**Supplied information:**
#####

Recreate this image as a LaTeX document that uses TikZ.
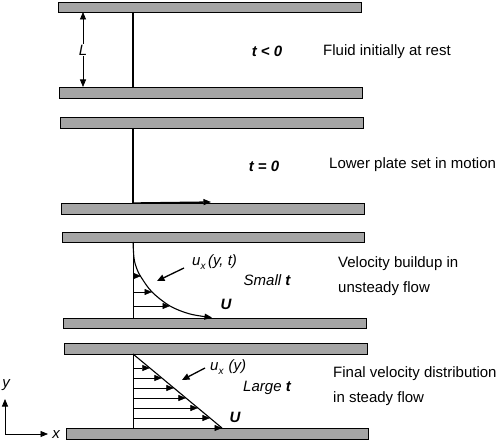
\documentclass[tikz,border=0pt]{standalone}
\usepackage{fontspec}
\setmainfont{Liberation Sans}
\usetikzlibrary{arrows.meta}
\definecolor{platefill}{RGB}{165,165,165}
\begin{document}
\begin{tikzpicture}[x=1pt,y=-1pt,
  plate/.style={draw=black,line width=0.7pt,fill=platefill},
  wall/.style={line width=1.3pt},
  tipp/.style={-{Triangle[length=7.5pt,width=6pt]}},
  prof/.style={line width=0.6pt,tipp},
  curv/.style={line width=1.1pt,tipp},
  pointer/.style={line width=1.3pt,-{Triangle[length=7.5pt,width=6.5pt]}},
  big/.style={font=\fontsize{15}{18}\selectfont,inner sep=0pt},
  captxt/.style={big,anchor=west,align=left,font=\fontsize{15}{25}\selectfont},
]
\useasboundingbox (0,0) rectangle (502,443);

% plates
\path[plate] (58,2) rectangle (361,12);
\path[plate] (59,87) rectangle (362,98);
\path[plate] (60,117) rectangle (363,128);
\path[plate] (61,203) rectangle (364,214);
\path[plate] (62,232) rectangle (364,242);
\path[plate] (63,318) rectangle (366,328);
\path[plate] (64,343) rectangle (367,354);
\path[plate] (66,428) rectangle (368,439);

% panel 1
\coordinate (w1t) at (133,12);
\coordinate (w1b) at (133,87);
\draw[wall] (w1t) -- (w1b);
\coordinate (Lt) at (83,12);
\coordinate (Lb) at (83,87);
\node[big,fill=white,inner sep=1pt,font=\fontsize{15}{18}\selectfont\itshape] (Lnode) at (83,50) {L};
\draw[line width=0.8pt,tipp] (Lnode) -- (Lt);
\draw[line width=0.8pt,tipp] (Lnode) -- (Lb);
\node[big,font=\fontsize{15}{18}\selectfont\bfseries\itshape] (t1) at (267,51) {t < 0};
\node[captxt] (c1) at (323,52) {Fluid initially at rest};

% panel 2
\coordinate (w2t) at (133,128);
\coordinate (w2b) at (133,203);
\draw[wall] (w2t) -- (w2b);
\coordinate (v2) at (211,202);
\draw[wall,tipp] (w2b) -- (v2);
\node[big,font=\fontsize{15}{18}\selectfont\bfseries\itshape] (t2) at (264,166) {t = 0};
\node[captxt] (c2) at (329,165) {Lower plate set in motion};

% panel 3
\coordinate (w3t) at (133,242);
\coordinate (w3b) at (133,318);
\draw[line width=0.8pt] (w3t) -- (w3b);
\draw[curv] plot[smooth,tension=0.55] coordinates {(133,242) (134,258) (136.5,268) (141,277) (152,292) (170,306) (190,314) (212,317.5)};
\foreach \k/\yy/\xx in {1/276/141,2/292/152,3/306/170}{
  \coordinate (p3a\k) at (133,\yy);
  \coordinate (p3b\k) at (\xx,\yy);
  \draw[prof] (p3a\k) -- (p3b\k);
}
\node[big,font=\fontsize{15}{18}\selectfont\itshape,anchor=west] (ux3) at (192,262) {u{\fontsize{10}{10}\selectfont\raisebox{-3.5pt}{x}}\,(y, t)};
\coordinate (q3s) at (184,268);
\coordinate (q3e) at (157,281);
\draw[pointer] (q3s) -- (q3e);
\node[big,font=\fontsize{15}{18}\selectfont\itshape] (s3) at (267,280) {Small \textbf{t}};
\node[big,font=\fontsize{15}{18}\selectfont\bfseries\itshape] (U3) at (226,304) {U};
\node[captxt] (c3) at (338,276.5) {Velocity buildup in\\unsteady flow};

% panel 4
\coordinate (w4t) at (133,354);
\coordinate (w4b) at (133,428);
\draw[line width=0.8pt] (w4t) -- (w4b);
\coordinate (lin4b) at (222,428);
\draw[line width=1.1pt] (w4t) -- (lin4b);
\foreach \k in {0,...,6}{
  \pgfmathsetmacro{\yy}{368+10*\k}
  \pgfmathsetmacro{\xx}{133+(\yy-354)*1.2027}
  \coordinate (p4a\k) at (133,\yy);
  \coordinate (p4b\k) at (\xx,\yy);
  \draw[prof] (p4a\k) -- (p4b\k);
}
\node[big,font=\fontsize{15}{18}\selectfont\itshape,anchor=west] (ux4) at (210,367) {u{\fontsize{10}{10}\selectfont\raisebox{-3.5pt}{x}}\,\,(y)};
\coordinate (q4s) at (205,368);
\coordinate (q4e) at (182,380);
\draw[pointer] (q4s) -- (q4e);
\node[big,font=\fontsize{15}{18}\selectfont\itshape] (s4) at (267,388) {Large \textbf{t}};
\node[big,font=\fontsize{15}{18}\selectfont\bfseries\itshape] (U4) at (235,417) {U};
\node[captxt] (c4) at (333,386.5) {Final velocity distribution\\in steady flow};

% axes
\coordinate (o) at (5,434);
\coordinate (ay) at (5,399);
\coordinate (ax) at (48,434);
\draw[line width=0.8pt,tipp] (o) -- (ay);
\draw[line width=0.8pt,tipp] (o) -- (ax);
\node[big,font=\fontsize{15}{18}\selectfont\itshape] (ylab) at (6,385) {y};
\node[big,font=\fontsize{15}{18}\selectfont\itshape] (xlab) at (56,435) {x};
\end{tikzpicture}
\end{document}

#####

**Goal:**
Copy out the listing exactly as it stands, but not the pictures.

**Complete output:**
Recreate this image as a LaTeX document that uses TikZ.
\documentclass[tikz,border=0pt]{standalone}
\usepackage{fontspec}
\setmainfont{Liberation Sans}
\usetikzlibrary{arrows.meta}
\definecolor{platefill}{RGB}{165,165,165}
\begin{document}
\begin{tikzpicture}[x=1pt,y=-1pt,
  plate/.style={draw=black,line width=0.7pt,fill=platefill},
  wall/.style={line width=1.3pt},
  tipp/.style={-{Triangle[length=7.5pt,width=6pt]}},
  prof/.style={line width=0.6pt,tipp},
  curv/.style={line width=1.1pt,tipp},
  pointer/.style={line width=1.3pt,-{Triangle[length=7.5pt,width=6.5pt]}},
  big/.style={font=\fontsize{15}{18}\selectfont,inner sep=0pt},
  captxt/.style={big,anchor=west,align=left,font=\fontsize{15}{25}\selectfont},
]
\useasboundingbox (0,0) rectangle (502,443);

% plates
\path[plate] (58,2) rectangle (361,12);
\path[plate] (59,87) rectangle (362,98);
\path[plate] (60,117) rectangle (363,128);
\path[plate] (61,203) rectangle (364,214);
\path[plate] (62,232) rectangle (364,242);
\path[plate] (63,318) rectangle (366,328);
\path[plate] (64,343) rectangle (367,354);
\path[plate] (66,428) rectangle (368,439);

% panel 1
\coordinate (w1t) at (133,12);
\coordinate (w1b) at (133,87);
\draw[wall] (w1t) -- (w1b);
\coordinate (Lt) at (83,12);
\coordinate (Lb) at (83,87);
\node[big,fill=white,inner sep=1pt,font=\fontsize{15}{18}\selectfont\itshape] (Lnode) at (83,50) {L};
\draw[line width=0.8pt,tipp] (Lnode) -- (Lt);
\draw[line width=0.8pt,tipp] (Lnode) -- (Lb);
\node[big,font=\fontsize{15}{18}\selectfont\bfseries\itshape] (t1) at (267,51) {t < 0};
\node[captxt] (c1) at (323,52) {Fluid initially at rest};

% panel 2
\coordinate (w2t) at (133,128);
\coordinate (w2b) at (133,203);
\draw[wall] (w2t) -- (w2b);
\coordinate (v2) at (211,202);
\draw[wall,tipp] (w2b) -- (v2);
\node[big,font=\fontsize{15}{18}\selectfont\bfseries\itshape] (t2) at (264,166) {t = 0};
\node[captxt] (c2) at (329,165) {Lower plate set in motion};

% panel 3
\coordinate (w3t) at (133,242);
\coordinate (w3b) at (133,318);
\draw[line width=0.8pt] (w3t) -- (w3b);
\draw[curv] plot[smooth,tension=0.55] coordinates {(133,242) (134,258) (136.5,268) (141,277) (152,292) (170,306) (190,314) (212,317.5)};
\foreach \k/\yy/\xx in {1/276/141,2/292/152,3/306/170}{
  \coordinate (p3a\k) at (133,\yy);
  \coordinate (p3b\k) at (\xx,\yy);
  \draw[prof] (p3a\k) -- (p3b\k);
}
\node[big,font=\fontsize{15}{18}\selectfont\itshape,anchor=west] (ux3) at (192,262) {u{\fontsize{10}{10}\selectfont\raisebox{-3.5pt}{x}}\,(y, t)};
\coordinate (q3s) at (184,268);
\coordinate (q3e) at (157,281);
\draw[pointer] (q3s) -- (q3e);
\node[big,font=\fontsize{15}{18}\selectfont\itshape] (s3) at (267,280) {Small \textbf{t}};
\node[big,font=\fontsize{15}{18}\selectfont\bfseries\itshape] (U3) at (226,304) {U};
\node[captxt] (c3) at (338,276.5) {Velocity buildup in\\unsteady flow};

% panel 4
\coordinate (w4t) at (133,354);
\coordinate (w4b) at (133,428);
\draw[line width=0.8pt] (w4t) -- (w4b);
\coordinate (lin4b) at (222,428);
\draw[line width=1.1pt] (w4t) -- (lin4b);
\foreach \k in {0,...,6}{
  \pgfmathsetmacro{\yy}{368+10*\k}
  \pgfmathsetmacro{\xx}{133+(\yy-354)*1.2027}
  \coordinate (p4a\k) at (133,\yy);
  \coordinate (p4b\k) at (\xx,\yy);
  \draw[prof] (p4a\k) -- (p4b\k);
}
\node[big,font=\fontsize{15}{18}\selectfont\itshape,anchor=west] (ux4) at (210,367) {u{\fontsize{10}{10}\selectfont\raisebox{-3.5pt}{x}}\,\,(y)};
\coordinate (q4s) at (205,368);
\coordinate (q4e) at (182,380);
\draw[pointer] (q4s) -- (q4e);
\node[big,font=\fontsize{15}{18}\selectfont\itshape] (s4) at (267,388) {Large \textbf{t}};
\node[big,font=\fontsize{15}{18}\selectfont\bfseries\itshape] (U4) at (235,417) {U};
\node[captxt] (c4) at (333,386.5) {Final velocity distribution\\in steady flow};

% axes
\coordinate (o) at (5,434);
\coordinate (ay) at (5,399);
\coordinate (ax) at (48,434);
\draw[line width=0.8pt,tipp] (o) -- (ay);
\draw[line width=0.8pt,tipp] (o) -- (ax);
\node[big,font=\fontsize{15}{18}\selectfont\itshape] (ylab) at (6,385) {y};
\node[big,font=\fontsize{15}{18}\selectfont\itshape] (xlab) at (56,435) {x};
\end{tikzpicture}
\end{document}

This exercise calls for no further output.